Task details: Lift out each line of the data that holds "this".

Provided records:
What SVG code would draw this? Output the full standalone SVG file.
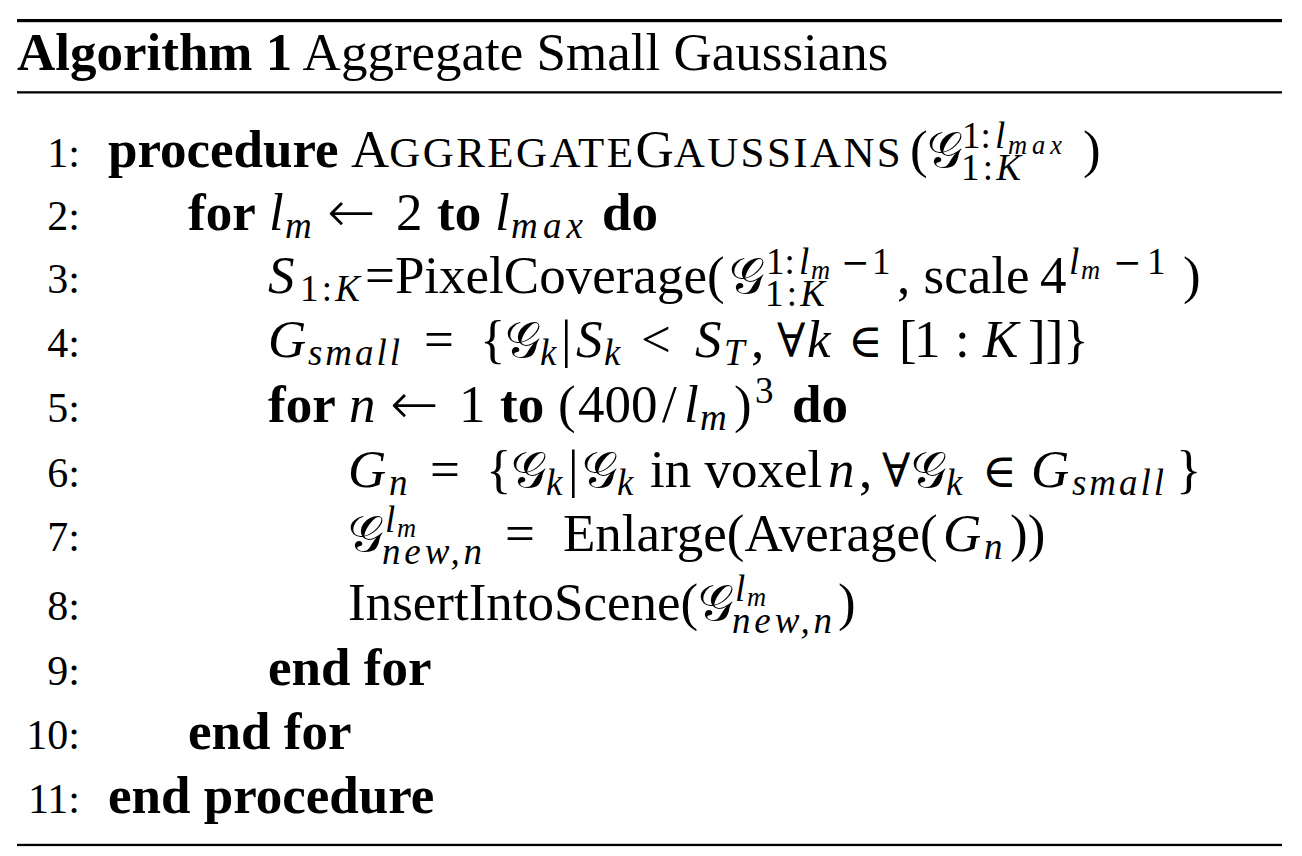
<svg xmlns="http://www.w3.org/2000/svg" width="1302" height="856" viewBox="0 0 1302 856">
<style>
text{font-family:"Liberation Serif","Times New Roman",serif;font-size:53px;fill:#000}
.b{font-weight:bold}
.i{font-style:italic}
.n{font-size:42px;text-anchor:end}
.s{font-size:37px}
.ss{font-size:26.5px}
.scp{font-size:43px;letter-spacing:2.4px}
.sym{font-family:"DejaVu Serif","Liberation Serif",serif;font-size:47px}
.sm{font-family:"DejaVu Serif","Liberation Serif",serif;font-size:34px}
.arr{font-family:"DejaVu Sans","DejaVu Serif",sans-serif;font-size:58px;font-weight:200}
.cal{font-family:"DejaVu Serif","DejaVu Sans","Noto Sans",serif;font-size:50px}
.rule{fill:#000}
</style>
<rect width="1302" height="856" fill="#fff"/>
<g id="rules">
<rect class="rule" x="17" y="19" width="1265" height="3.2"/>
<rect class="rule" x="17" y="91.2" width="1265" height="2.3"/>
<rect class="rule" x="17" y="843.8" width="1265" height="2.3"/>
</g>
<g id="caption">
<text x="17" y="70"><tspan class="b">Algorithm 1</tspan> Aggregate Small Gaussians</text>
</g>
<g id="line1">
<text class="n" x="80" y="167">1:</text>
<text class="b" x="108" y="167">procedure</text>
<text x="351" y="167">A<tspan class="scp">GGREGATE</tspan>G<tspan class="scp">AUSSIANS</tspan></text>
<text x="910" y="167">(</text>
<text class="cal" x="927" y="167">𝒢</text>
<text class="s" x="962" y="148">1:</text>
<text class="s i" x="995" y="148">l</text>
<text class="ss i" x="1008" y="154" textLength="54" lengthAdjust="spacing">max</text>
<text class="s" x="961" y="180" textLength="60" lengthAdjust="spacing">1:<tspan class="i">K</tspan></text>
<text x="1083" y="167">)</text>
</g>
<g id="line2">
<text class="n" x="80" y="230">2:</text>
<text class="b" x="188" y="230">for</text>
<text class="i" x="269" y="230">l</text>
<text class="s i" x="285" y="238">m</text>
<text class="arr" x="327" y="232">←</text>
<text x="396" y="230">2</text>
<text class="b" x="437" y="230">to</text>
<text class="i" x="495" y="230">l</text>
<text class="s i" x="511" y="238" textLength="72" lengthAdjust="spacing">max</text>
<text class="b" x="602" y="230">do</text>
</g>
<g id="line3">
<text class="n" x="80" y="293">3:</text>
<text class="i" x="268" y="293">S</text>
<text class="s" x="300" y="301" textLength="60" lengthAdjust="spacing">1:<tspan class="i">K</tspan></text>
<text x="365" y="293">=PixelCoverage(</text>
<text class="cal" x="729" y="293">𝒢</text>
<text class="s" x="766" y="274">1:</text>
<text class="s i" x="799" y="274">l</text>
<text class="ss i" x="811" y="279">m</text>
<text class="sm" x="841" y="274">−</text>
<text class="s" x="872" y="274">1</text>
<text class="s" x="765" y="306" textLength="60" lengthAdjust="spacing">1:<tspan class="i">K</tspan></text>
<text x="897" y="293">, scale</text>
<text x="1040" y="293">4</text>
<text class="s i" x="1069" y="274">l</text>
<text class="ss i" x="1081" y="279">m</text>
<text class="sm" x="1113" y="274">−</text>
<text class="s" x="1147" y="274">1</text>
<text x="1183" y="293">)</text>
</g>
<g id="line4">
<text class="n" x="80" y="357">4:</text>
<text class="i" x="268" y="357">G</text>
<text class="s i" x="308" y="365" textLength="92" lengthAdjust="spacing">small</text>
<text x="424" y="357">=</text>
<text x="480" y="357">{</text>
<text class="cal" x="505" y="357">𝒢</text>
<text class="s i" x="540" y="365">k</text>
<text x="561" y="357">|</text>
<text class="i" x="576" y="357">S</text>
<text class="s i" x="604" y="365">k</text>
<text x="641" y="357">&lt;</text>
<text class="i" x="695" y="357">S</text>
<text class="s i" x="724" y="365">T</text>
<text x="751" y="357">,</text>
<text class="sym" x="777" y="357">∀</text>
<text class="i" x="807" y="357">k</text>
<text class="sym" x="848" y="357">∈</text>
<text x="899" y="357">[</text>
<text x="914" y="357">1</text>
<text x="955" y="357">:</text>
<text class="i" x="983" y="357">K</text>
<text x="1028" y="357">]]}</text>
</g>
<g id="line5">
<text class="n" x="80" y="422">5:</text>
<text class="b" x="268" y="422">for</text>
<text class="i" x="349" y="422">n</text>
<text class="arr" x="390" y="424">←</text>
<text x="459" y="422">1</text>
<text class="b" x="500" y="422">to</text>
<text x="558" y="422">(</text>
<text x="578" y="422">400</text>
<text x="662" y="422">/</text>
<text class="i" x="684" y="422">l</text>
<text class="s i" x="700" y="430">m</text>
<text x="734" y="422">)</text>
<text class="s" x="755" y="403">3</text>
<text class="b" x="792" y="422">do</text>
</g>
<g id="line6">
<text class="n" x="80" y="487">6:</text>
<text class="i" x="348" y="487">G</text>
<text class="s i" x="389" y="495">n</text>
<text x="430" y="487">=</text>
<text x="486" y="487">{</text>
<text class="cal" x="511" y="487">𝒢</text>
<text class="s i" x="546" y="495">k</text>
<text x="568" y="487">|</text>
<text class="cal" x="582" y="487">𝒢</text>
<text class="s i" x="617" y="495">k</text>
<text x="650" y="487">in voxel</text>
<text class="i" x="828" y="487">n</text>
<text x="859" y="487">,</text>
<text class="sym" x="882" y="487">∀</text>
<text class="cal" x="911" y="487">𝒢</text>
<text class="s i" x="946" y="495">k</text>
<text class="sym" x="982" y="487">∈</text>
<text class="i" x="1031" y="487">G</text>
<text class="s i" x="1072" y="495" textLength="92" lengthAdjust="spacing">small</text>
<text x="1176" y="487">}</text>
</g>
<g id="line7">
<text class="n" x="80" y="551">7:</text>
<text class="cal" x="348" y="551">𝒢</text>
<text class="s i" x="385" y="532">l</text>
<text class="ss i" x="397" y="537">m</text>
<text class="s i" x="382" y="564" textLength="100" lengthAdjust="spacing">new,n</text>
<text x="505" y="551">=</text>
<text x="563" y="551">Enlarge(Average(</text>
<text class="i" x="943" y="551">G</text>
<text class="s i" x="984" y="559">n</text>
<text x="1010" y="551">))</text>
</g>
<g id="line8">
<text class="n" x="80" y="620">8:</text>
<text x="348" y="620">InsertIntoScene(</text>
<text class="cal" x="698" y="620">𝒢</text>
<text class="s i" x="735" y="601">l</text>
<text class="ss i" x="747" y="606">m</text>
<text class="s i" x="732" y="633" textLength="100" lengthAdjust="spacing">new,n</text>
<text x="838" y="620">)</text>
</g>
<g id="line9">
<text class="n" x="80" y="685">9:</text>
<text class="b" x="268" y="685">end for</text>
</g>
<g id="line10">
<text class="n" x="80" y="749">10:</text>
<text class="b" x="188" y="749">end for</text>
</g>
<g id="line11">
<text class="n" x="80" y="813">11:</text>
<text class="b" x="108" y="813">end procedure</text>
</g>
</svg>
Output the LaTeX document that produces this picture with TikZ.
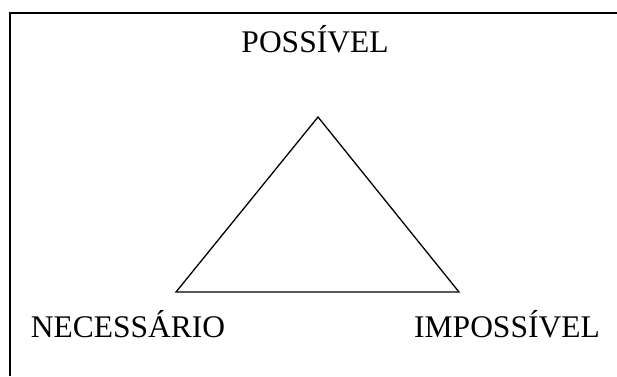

Correct output:
What SVG code would draw this? Output the full standalone SVG file.
Output the LaTeX document that produces this picture with TikZ.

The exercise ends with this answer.